Born in the village of Czernica near Rydułtowy in Poland's southern Silesia region, Górecki started studying music at the age of 19. Three years later he enrolled at the State Higher School of Music in Katowice to study composition with Boleslaw Szabelski.

In the mid-1950s, at the time of the post-Stalinist cultural thaw, he found himself at the forefront of the Polish avant-garde.

He also explored folk music traditions in works such as Three Pieces in Old Style (1963) and Old Polish Music (1967-­1969).

His early pieces show a development from the folk-influenced worlds of Szymanowski and Bartok to the modernist techniques. The simple yet monumental style for which he came to be renowned became fully established in the 1970s, with such works as Symphony No. 2 Copernican (1972), Symphony No. 3 (1976) and the Psalm setting Beatus vir (performed in Kraków to mark Pope John Paul II’s visit to Poland in 1979).

In the early 1980s, following the imposition of martial law in Poland, Górecki withdrew from public life and concentrated on choral settings, sacred music and chamber works.

In the 1990s, the recording of his Third Symphony, written 25 years earlier, achieved unprecedented international success, becoming the most popular recording of a work by a contemporary composer, thanks to a Nonesuch CD by the London Sinfonietta under David Zinman, with Dawn Upshaw as the soloist.

In the 1980s, Górecki’s music attracted new performers and audiences in the West.
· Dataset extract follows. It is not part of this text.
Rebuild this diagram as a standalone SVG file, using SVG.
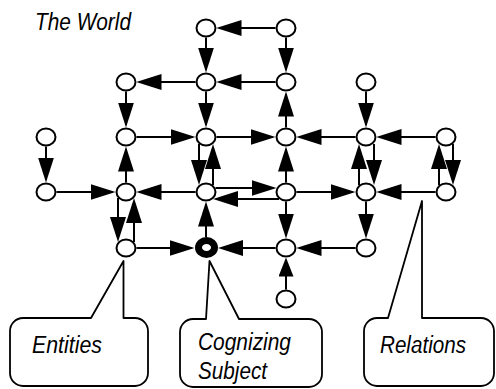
<svg xmlns="http://www.w3.org/2000/svg" width="496" height="389" viewBox="0 0 496 389">
<style>
.n{fill:#fff;stroke:#000;stroke-width:2}
.b{fill:#fff;stroke:#000;stroke-width:7}
.e line{stroke:#000;stroke-width:2;marker-end:url(#ah)}
.e line.s{marker-end:url(#ahs)}
.c{fill:#fff;stroke:#000;stroke-width:1.8;stroke-linejoin:round}
.t{font-family:"Liberation Sans",Arial,sans-serif;font-style:italic;font-size:23px;fill:#000}
</style>
<defs>
<marker id="ah" viewBox="0 0 25 16" refX="22" refY="8" markerWidth="25" markerHeight="16" markerUnits="userSpaceOnUse" orient="auto"><path d="M0,0 L25,8 L0,16 Z"/></marker>
<marker id="ahs" viewBox="0 0 19 15" refX="16" refY="7.5" markerWidth="19" markerHeight="15" markerUnits="userSpaceOnUse" orient="auto"><path d="M0,0 L19,7.5 L0,15 Z"/></marker>
</defs>
<rect width="496" height="389" fill="#fff"/>
<text class="t" x="35" y="30" font-size="24" textLength="96" lengthAdjust="spacingAndGlyphs">The World</text>
<g id="connectors" class="e">
<line x1="275.5" y1="28" x2="219.5" y2="28"/>
<line x1="206" y1="37.5" x2="206" y2="69.5"/>
<line x1="286" y1="37.5" x2="286" y2="69.5"/>
<line x1="195.5" y1="82" x2="139.5" y2="82"/>
<line x1="275.5" y1="82" x2="219.5" y2="82"/>
<line x1="126" y1="91.5" x2="126" y2="124.5"/>
<line x1="206" y1="91.5" x2="206" y2="124.5"/>
<line x1="286" y1="127.5" x2="286" y2="94.5"/>
<line x1="366" y1="91.5" x2="366" y2="124.5"/>
<line x1="46" y1="146.5" x2="46" y2="179.5"/>
<line x1="136.5" y1="137" x2="192.5" y2="137"/>
<line x1="216.5" y1="137" x2="272.5" y2="137"/>
<line x1="355.5" y1="137" x2="299.5" y2="137"/>
<line x1="435.5" y1="137" x2="379.5" y2="137"/>
<line x1="126" y1="182.5" x2="126" y2="149.5"/>
<line x1="199" y1="144" x2="199" y2="182"/>
<line x1="213" y1="185" x2="213" y2="147"/>
<line x1="286" y1="182.5" x2="286" y2="149.5"/>
<line x1="359" y1="185" x2="359" y2="147"/>
<line x1="374" y1="144" x2="374" y2="182"/>
<line x1="439" y1="185" x2="439" y2="147"/>
<line x1="453" y1="144" x2="453" y2="182"/>
<line x1="56.5" y1="192" x2="112.5" y2="192"/>
<line x1="195.5" y1="192" x2="139.5" y2="192"/>
<line x1="215.5" y1="188" x2="273.5" y2="188"/>
<line x1="279" y1="199" x2="216" y2="199"/>
<line x1="296.5" y1="192" x2="352.5" y2="192"/>
<line x1="435.5" y1="192" x2="379.5" y2="192"/>
<line x1="118" y1="198" x2="118" y2="239"/>
<line x1="134" y1="242" x2="134" y2="201"/>
<line x1="206" y1="237" x2="206" y2="204.5"/>
<line x1="286" y1="201.5" x2="286" y2="235.5"/>
<line x1="366" y1="201.5" x2="366" y2="235.5"/>
<line x1="136.5" y1="248" x2="191.5" y2="248"/>
<line x1="275.5" y1="248" x2="221" y2="248"/>
<line x1="355.5" y1="248" x2="299.5" y2="248"/>
<line class="s" x1="286" y1="289.5" x2="286" y2="260.5"/>
</g>
<g id="n-206-28"><ellipse class="n" cx="206" cy="28" rx="9.5" ry="8.5"/></g>
<g id="n-286-28"><ellipse class="n" cx="286" cy="28" rx="9.5" ry="8.5"/></g>
<g id="n-126-82"><ellipse class="n" cx="126" cy="82" rx="9.5" ry="8.5"/></g>
<g id="n-206-82"><ellipse class="n" cx="206" cy="82" rx="9.5" ry="8.5"/></g>
<g id="n-286-82"><ellipse class="n" cx="286" cy="82" rx="9.5" ry="8.5"/></g>
<g id="n-366-82"><ellipse class="n" cx="366" cy="82" rx="9.5" ry="8.5"/></g>
<g id="n-46-137"><ellipse class="n" cx="46" cy="137" rx="9.5" ry="8.5"/></g>
<g id="n-126-137"><ellipse class="n" cx="126" cy="137" rx="9.5" ry="8.5"/></g>
<g id="n-206-137"><ellipse class="n" cx="206" cy="137" rx="9.5" ry="8.5"/></g>
<g id="n-286-137"><ellipse class="n" cx="286" cy="137" rx="9.5" ry="8.5"/></g>
<g id="n-366-137"><ellipse class="n" cx="366" cy="137" rx="9.5" ry="8.5"/></g>
<g id="n-446-137"><ellipse class="n" cx="446" cy="137" rx="9.5" ry="8.5"/></g>
<g id="n-46-192"><ellipse class="n" cx="46" cy="192" rx="9.5" ry="8.5"/></g>
<g id="n-126-192"><ellipse class="n" cx="126" cy="192" rx="9.5" ry="8.5"/></g>
<g id="n-206-192"><ellipse class="n" cx="206" cy="192" rx="9.5" ry="8.5"/></g>
<g id="n-286-192"><ellipse class="n" cx="286" cy="192" rx="9.5" ry="8.5"/></g>
<g id="n-366-192"><ellipse class="n" cx="366" cy="192" rx="9.5" ry="8.5"/></g>
<g id="n-446-192"><ellipse class="n" cx="446" cy="192" rx="9.5" ry="8.5"/></g>
<g id="n-126-248"><ellipse class="n" cx="126" cy="248" rx="9.5" ry="8.5"/></g>
<g id="subject-node"><ellipse class="b" cx="206.5" cy="247.5" rx="8" ry="7"/></g>
<g id="n-286-248"><ellipse class="n" cx="286" cy="248" rx="9.5" ry="8.5"/></g>
<g id="n-366-248"><ellipse class="n" cx="366" cy="248" rx="9.5" ry="8.5"/></g>
<g id="n-286-299"><ellipse class="n" cx="286" cy="299" rx="9.5" ry="8.5"/></g>
<g id="callout-entities">
<path class="c" d="M23,318 L91,318 L123.5,261 L123.5,318 L135,318 A13,13 0 0 1 148,331 L148,373 A13,13 0 0 1 135,386 L23,386 A13,13 0 0 1 10,373 L10,331 A13,13 0 0 1 23,318 Z"/>
<text class="t" x="32" y="352.5" font-size="22.5" textLength="70" lengthAdjust="spacingAndGlyphs">Entities</text>
</g>
<g id="callout-subject">
<path class="c" d="M193,319 L206,319 L209.5,261 L239,319 L309,319 A13,13 0 0 1 322,332 L322,374 A13,13 0 0 1 309,387 L193,387 A13,13 0 0 1 180,374 L180,332 A13,13 0 0 1 193,319 Z"/>
<text class="t" x="198" y="350" textLength="93" lengthAdjust="spacingAndGlyphs">Cognizing</text>
<text class="t" x="198" y="379" textLength="69" lengthAdjust="spacingAndGlyphs">Subject</text>
</g>
<g id="callout-relations">
<path class="c" d="M377,318 L388,318 L422,201 L422,318 L481,318 A13,13 0 0 1 494,331 L494,373 A13,13 0 0 1 481,386 L377,386 A13,13 0 0 1 364,373 L364,331 A13,13 0 0 1 377,318 Z"/>
<text class="t" x="380" y="352.5" textLength="86" lengthAdjust="spacingAndGlyphs">Relations</text>
</g>
</svg>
This led to the composition of three strong quartets, Already It Is Dusk (1988), Quasi una fantasia (1991) and Songs are Sung (2005), all of them commissioned and premiered by the Kronos Quartet from San Francisco.

Four of Górecki’s works were premiered upon his death: Symphony No. 4: Tansman Episodes, the hour-long oratorio Sanctus Adalbertus, a setting for choir and small orchestra of the Kyrie, and Two Tristan Postludes and Chorale for orchestra.

Górecki’s honours included the Order of the White Eagle, the highest Polish state distinction, as well as numerous honorary doctorates from universities and music academies across the world.

British musicologist Adrian Thomas, whose books on Polish music include a study on Górecki, wrote: "The strength and startling originality of Górecki's character shone through his music ... Yet he was an intensely private man, sometimes impossible, with a strong belief in family, a great sense of humour, a physical courage in the face of unrelenting illness, and a capacity for firm friendship."